EXERCISE OBJECTIVE: Select from the data all lines with the word "chart".

EXERCISE INPUTS:
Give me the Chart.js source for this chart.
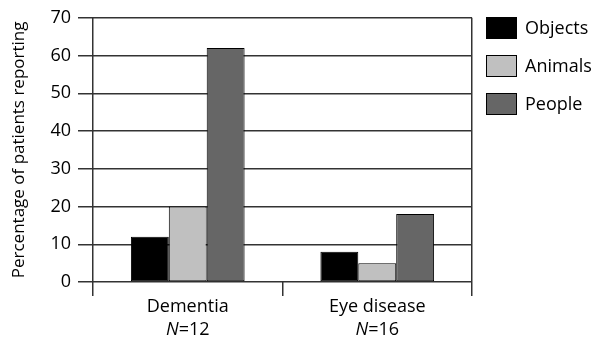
--
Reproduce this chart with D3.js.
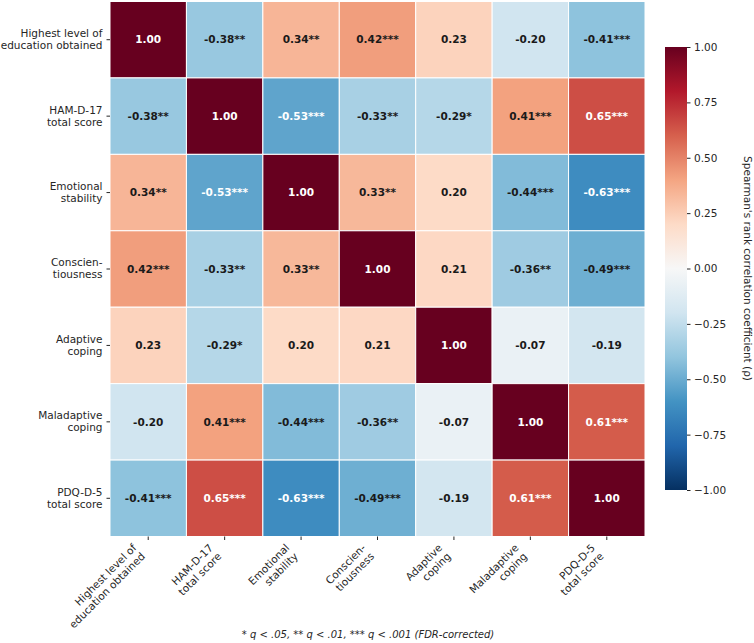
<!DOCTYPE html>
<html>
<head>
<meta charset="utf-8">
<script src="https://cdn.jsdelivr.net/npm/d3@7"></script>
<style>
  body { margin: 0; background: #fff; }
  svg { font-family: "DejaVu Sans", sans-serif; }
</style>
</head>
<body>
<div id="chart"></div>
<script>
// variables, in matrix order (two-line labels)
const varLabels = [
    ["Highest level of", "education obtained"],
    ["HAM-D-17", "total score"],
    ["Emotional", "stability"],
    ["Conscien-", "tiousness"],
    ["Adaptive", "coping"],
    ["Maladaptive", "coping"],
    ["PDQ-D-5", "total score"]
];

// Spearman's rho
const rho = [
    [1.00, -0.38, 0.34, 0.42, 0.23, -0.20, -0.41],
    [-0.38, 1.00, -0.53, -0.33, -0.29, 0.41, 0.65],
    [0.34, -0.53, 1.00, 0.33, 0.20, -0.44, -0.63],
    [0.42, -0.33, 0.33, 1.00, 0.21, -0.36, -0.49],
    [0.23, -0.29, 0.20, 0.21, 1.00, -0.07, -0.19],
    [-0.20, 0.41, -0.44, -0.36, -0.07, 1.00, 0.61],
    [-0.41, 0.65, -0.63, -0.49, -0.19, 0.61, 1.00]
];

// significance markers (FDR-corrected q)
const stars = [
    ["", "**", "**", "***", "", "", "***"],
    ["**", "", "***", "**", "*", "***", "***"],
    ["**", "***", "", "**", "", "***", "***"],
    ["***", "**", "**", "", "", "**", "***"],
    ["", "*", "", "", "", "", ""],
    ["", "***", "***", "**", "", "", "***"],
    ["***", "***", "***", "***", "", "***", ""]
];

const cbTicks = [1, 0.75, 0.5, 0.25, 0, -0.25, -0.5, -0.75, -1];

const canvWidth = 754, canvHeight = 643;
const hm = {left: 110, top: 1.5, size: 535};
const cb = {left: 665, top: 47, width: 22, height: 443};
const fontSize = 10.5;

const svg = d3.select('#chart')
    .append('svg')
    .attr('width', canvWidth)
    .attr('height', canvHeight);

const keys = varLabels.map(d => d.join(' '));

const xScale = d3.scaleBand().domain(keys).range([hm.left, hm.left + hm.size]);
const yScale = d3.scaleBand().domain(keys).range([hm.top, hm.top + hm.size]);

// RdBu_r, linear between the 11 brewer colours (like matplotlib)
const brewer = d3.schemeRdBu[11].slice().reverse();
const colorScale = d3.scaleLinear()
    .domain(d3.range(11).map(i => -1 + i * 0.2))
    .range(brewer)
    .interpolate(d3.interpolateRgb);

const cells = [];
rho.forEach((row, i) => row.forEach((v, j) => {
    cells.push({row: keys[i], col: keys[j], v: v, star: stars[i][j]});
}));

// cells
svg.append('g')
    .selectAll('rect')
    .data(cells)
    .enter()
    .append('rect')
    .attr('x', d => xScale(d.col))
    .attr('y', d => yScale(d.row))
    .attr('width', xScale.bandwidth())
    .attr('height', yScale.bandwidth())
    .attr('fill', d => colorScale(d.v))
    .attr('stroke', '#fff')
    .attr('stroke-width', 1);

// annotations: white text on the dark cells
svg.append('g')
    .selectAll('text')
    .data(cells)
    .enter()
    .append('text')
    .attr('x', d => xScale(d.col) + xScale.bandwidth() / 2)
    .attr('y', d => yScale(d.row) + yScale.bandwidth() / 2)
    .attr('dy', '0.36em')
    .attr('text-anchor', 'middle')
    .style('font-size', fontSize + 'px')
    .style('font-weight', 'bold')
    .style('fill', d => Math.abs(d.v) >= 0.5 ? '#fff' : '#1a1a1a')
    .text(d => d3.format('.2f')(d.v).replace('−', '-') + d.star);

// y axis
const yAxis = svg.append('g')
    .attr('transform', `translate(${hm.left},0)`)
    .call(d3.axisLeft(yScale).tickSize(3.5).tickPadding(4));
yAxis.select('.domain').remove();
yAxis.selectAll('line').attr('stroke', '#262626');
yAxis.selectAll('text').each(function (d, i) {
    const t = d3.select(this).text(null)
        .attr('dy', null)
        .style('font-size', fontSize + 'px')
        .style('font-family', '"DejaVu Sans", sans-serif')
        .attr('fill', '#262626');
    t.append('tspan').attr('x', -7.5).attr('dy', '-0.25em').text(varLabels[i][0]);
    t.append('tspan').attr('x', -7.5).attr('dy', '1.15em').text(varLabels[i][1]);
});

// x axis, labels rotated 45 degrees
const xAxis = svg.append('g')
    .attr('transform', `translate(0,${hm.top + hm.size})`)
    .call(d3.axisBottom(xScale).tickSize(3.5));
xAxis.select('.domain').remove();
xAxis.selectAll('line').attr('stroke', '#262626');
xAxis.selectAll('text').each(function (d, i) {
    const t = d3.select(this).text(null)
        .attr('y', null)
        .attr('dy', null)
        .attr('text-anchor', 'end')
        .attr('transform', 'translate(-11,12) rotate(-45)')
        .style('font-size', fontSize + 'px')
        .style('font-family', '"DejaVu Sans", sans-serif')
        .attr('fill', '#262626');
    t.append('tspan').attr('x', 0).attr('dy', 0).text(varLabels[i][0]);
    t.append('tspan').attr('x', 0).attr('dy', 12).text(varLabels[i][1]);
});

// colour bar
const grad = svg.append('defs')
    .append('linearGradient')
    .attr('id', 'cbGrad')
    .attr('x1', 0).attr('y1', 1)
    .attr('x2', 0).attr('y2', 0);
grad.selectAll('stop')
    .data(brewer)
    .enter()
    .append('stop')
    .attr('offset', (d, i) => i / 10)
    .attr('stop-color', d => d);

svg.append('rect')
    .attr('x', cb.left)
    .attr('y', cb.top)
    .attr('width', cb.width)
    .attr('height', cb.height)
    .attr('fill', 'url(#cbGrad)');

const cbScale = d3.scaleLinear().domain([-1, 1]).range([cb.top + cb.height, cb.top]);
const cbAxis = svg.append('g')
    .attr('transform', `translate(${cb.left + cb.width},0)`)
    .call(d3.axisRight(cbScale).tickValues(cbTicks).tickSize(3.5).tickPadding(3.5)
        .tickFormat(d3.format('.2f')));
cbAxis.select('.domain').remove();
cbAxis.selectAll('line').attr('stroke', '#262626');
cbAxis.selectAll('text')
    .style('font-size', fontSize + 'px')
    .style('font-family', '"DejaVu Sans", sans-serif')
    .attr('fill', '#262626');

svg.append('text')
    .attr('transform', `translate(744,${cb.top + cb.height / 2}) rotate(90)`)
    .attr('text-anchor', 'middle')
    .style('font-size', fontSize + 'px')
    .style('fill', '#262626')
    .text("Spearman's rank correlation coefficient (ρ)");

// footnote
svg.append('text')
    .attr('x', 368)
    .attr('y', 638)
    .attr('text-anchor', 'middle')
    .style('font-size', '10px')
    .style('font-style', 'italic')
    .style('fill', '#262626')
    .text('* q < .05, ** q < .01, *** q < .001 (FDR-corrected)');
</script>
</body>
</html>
--
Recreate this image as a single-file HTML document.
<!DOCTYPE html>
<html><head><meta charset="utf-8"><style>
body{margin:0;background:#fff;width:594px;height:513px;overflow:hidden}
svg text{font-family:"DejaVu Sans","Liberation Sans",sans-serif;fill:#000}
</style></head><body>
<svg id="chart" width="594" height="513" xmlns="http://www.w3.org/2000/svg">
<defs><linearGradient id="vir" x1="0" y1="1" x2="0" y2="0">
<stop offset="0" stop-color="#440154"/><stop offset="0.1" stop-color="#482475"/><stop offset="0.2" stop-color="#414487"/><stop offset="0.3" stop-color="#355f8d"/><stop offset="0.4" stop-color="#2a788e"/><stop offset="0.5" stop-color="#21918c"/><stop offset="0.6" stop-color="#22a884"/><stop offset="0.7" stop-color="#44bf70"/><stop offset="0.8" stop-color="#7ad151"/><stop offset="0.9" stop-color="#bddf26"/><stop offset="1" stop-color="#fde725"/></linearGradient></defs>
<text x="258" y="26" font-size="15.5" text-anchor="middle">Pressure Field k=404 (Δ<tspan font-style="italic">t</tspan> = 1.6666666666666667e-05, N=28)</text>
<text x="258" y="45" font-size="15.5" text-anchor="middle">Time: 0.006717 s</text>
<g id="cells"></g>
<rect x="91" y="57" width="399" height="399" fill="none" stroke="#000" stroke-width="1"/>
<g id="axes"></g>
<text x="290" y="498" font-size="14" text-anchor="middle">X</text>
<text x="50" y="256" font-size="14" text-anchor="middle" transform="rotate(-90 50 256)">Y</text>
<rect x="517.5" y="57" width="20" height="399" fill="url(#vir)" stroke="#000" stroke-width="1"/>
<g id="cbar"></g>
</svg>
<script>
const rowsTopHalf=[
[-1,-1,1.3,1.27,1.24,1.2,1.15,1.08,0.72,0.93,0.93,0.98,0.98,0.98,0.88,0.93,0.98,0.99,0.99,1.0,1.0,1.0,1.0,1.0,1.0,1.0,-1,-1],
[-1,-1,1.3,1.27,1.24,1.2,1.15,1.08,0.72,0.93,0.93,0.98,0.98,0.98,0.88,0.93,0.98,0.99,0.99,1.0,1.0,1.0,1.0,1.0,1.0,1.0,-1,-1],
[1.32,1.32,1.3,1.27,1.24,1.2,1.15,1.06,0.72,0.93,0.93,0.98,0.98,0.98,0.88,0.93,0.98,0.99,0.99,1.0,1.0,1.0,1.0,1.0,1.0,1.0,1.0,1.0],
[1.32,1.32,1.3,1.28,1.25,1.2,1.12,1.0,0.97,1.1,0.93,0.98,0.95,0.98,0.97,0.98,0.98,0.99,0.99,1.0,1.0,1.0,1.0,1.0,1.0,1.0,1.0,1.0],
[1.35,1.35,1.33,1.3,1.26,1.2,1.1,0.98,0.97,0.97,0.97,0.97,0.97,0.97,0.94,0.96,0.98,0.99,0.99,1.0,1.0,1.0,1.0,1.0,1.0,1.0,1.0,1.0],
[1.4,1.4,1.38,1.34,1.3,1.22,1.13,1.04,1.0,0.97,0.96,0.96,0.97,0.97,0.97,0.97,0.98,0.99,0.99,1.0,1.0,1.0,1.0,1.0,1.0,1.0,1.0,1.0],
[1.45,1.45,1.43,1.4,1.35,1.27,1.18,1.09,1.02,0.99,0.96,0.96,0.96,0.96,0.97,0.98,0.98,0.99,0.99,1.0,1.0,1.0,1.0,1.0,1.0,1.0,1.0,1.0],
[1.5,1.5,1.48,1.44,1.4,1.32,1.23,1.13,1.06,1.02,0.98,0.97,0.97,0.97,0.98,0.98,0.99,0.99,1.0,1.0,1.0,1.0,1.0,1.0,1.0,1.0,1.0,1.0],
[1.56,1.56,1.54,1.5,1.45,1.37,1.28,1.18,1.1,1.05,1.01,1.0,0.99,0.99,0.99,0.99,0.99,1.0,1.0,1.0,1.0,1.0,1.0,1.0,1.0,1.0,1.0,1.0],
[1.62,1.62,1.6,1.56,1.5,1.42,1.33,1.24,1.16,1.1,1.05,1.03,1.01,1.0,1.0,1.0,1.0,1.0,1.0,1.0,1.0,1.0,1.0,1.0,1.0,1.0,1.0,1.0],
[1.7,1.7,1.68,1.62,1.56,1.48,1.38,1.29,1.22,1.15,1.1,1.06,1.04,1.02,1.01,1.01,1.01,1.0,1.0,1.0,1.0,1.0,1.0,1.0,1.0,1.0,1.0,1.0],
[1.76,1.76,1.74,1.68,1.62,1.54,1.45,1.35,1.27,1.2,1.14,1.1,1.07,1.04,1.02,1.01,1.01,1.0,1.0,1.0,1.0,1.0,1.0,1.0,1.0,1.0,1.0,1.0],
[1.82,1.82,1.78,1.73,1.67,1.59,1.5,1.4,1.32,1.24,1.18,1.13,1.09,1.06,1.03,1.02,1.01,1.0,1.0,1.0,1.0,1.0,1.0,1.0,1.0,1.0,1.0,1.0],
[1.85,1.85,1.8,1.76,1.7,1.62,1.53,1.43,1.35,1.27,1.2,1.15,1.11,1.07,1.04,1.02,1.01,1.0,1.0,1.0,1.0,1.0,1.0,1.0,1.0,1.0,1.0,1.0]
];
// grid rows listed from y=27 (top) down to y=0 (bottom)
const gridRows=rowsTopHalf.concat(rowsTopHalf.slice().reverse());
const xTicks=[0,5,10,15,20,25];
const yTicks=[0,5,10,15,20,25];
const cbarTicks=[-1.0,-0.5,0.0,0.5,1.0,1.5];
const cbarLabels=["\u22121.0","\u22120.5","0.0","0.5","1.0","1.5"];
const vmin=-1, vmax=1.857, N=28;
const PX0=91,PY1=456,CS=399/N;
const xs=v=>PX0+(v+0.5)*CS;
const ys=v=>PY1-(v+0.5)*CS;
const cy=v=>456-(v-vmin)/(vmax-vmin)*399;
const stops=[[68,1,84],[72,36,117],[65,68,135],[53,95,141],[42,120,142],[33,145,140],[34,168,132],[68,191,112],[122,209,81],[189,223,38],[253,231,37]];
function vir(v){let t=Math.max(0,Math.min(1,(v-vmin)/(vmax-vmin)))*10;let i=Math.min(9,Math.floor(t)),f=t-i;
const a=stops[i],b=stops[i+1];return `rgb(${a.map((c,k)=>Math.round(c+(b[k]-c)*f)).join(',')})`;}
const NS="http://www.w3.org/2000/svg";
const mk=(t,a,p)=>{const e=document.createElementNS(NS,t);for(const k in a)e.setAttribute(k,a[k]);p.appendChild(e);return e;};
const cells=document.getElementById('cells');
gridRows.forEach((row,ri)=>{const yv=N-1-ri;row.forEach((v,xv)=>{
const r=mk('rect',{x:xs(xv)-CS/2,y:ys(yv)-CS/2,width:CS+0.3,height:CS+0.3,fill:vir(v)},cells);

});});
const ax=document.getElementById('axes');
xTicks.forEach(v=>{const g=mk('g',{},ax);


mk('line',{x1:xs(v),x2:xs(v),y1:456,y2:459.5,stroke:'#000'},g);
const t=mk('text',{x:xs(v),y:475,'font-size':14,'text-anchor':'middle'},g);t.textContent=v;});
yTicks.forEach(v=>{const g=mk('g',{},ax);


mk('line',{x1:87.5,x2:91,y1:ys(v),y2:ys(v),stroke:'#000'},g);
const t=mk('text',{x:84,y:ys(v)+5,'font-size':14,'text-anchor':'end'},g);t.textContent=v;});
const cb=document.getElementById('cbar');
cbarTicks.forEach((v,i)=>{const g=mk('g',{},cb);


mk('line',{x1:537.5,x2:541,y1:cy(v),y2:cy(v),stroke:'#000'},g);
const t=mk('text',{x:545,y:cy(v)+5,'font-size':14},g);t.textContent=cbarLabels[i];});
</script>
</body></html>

SOLUTION TO THIS EXERCISE:
Give me the Chart.js source for this chart.
Reproduce this chart with D3.js.
<div id="chart"></div>
const svg = d3.select('#chart')
<svg id="chart" width="594" height="513" xmlns="http://www.w3.org/2000/svg">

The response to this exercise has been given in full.